By Arathy S Nair and Sabrina Valle
(Reuters) -Exxon Mobil on Friday posted its biggest quarterly profit in more than a year that also sailed past analysts’ estimates, boosted by higher oil prices and record earnings at its chemicals business.
The upbeat results following a contested board fight over the company’s direction highlighted how oil producers are taking advantage of a recovery in oil prices to cut debt and boost shareholder payouts rather than spend more to raise production.
“Positive momentum continued during the second quarter across all of our businesses as the global economic recovery increased demand for our products,” Chief Executive Darren Woods said.
Exxon said its 2021 capital spending is expected to be at the lower end of the prior range of $16 billion to $19 billion.
Earlier in the day, rival Chevron cut its 2021 budget, although both U.S. producers expect higher spending in the second half of the year as they resume investments on key projects, including the prolific Permian basin.
“ExxonMobil continued the parade of major oils companies with rapidly improving results, recovering from the depths of the COVID crisis during the second quarter last year,” Third Bridge Group’s Peter McNally said.
Exxon again used higher cash flow to pare a massive debt built up to preserve its shareholder dividend amid historic losses. The company cut debt by $2.7 billion, bringing total reductions to about $7 billion since the end of 2020.
While Exxon backed shareholder returns through dividend, Chevron said it would resume share buybacks at an annual rate of between $2 billion and $3 billion.
Exxon also said it was on pace to achieve cost savings of $6 billion through 2023 relative to 2019. In the first half of 2021, it cut over $1 billion in costs, on top of reductions of $3 billion last year.
Exxon earned $1.10 per share in the second quarter, beating market expectations of 99 cents, according to Refinitiv IBES data.
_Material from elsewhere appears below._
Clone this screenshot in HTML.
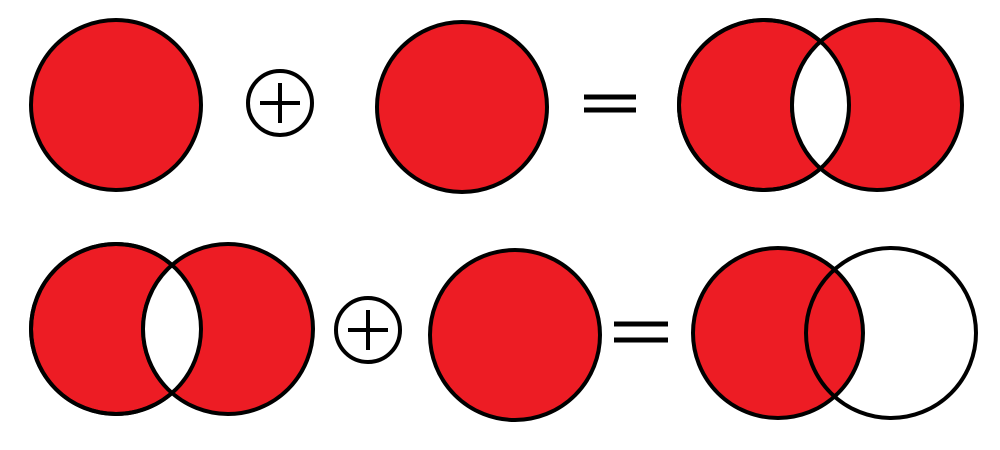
<!DOCTYPE html>
<html><head><meta charset="utf-8"><style>html,body{margin:0;padding:0;background:#fff}svg{display:block}</style></head>
<body>
<svg width="1000" height="450" viewBox="0 0 1000 450">
<defs>
<clipPath id="c1"><circle cx="764" cy="105" r="85"/></clipPath>
<clipPath id="c2"><circle cx="116" cy="329" r="85"/></clipPath>
</defs>
<g stroke="#000" stroke-width="4" fill="#ed1c24">
<circle cx="116" cy="105" r="85"/>
<circle cx="462" cy="107" r="85"/>
<g>
<circle cx="764" cy="105" r="85"/>
<circle cx="877" cy="105" r="85"/>
<circle cx="877" cy="105" r="85" fill="#fff" clip-path="url(#c1)"/>
<circle cx="764" cy="105" r="85" fill="none"/>
</g>
<g>
<circle cx="116" cy="329" r="85"/>
<circle cx="228" cy="329" r="85"/>
<circle cx="228" cy="329" r="85" fill="#fff" clip-path="url(#c2)"/>
<circle cx="116" cy="329" r="85" fill="none"/>
</g>
<circle cx="515" cy="335" r="85"/>
<g>
<circle cx="778" cy="333" r="85"/>
<circle cx="891" cy="333" r="85" fill="none"/>
</g>
</g>
<g stroke="#000" stroke-width="4" fill="#fff">
<g>
<circle cx="280" cy="103" r="32"/>
<line x1="260" y1="103" x2="300" y2="103"/>
<line x1="280" y1="83" x2="280" y2="123"/>
</g>
<g>
<circle cx="368" cy="330" r="32"/>
<line x1="348" y1="330" x2="388" y2="330"/>
<line x1="368" y1="310" x2="368" y2="350"/>
</g>
</g>
<g stroke="#000" stroke-width="5">
<g>
<line x1="584" y1="97" x2="636" y2="97"/>
<line x1="584" y1="110" x2="636" y2="110"/>
</g>
<g>
<line x1="614" y1="324" x2="668" y2="324"/>
<line x1="614" y1="340" x2="668" y2="340"/>
</g>
</g>
</svg>
</body></html>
Late last month, the company had given a broad indication about its results, prompting several analysts to reduce their earning projections.
Shareholders had cast out three Exxon directors in May for a hedge fund’s nominees, promising to boost returns and better prepare the company for a low-carbon world.
CEO Woods said the company started working with the new directors in June with in-depth reviews of its businesses and the first in-person regular meeting of the board took place this week following virtual sessions.
Earnings from its chemicals and plastics business rose nearly fivefold from a year ago to a record $2.32 billion as margins expanded on strong demand for plastic packaging, tight industry supply and shipping constraints.
Higher oil prices pushed earnings in the company’s exploration and production business to $3.19 billion. Output fell 2% to 3.6 million oil-equivalent barrels per day during the quarter.
The company said it expects higher oil and gas volumes in the current quarter due to reduced planned maintenance.
However, refining and marketing business is yet to recover and posted a loss of $227 million, hurt mainly by maintenance costs and product oversupply.
Exxon’s U.S. refining business has lost money for six quarters in a row. Outside the United States, refining operations have run in the red in five of the last six quarter.
Shares of the company, which have risen 43% this year after plunging during the height of the pandemic, were down 2.3% at $57.59, amid a broader drop in energy stocks.
Net income for the second quarter came in at $4.69 billion, compared with a loss of $1.08 billion a year ago, which included a gain related to reversing an inventory writedown.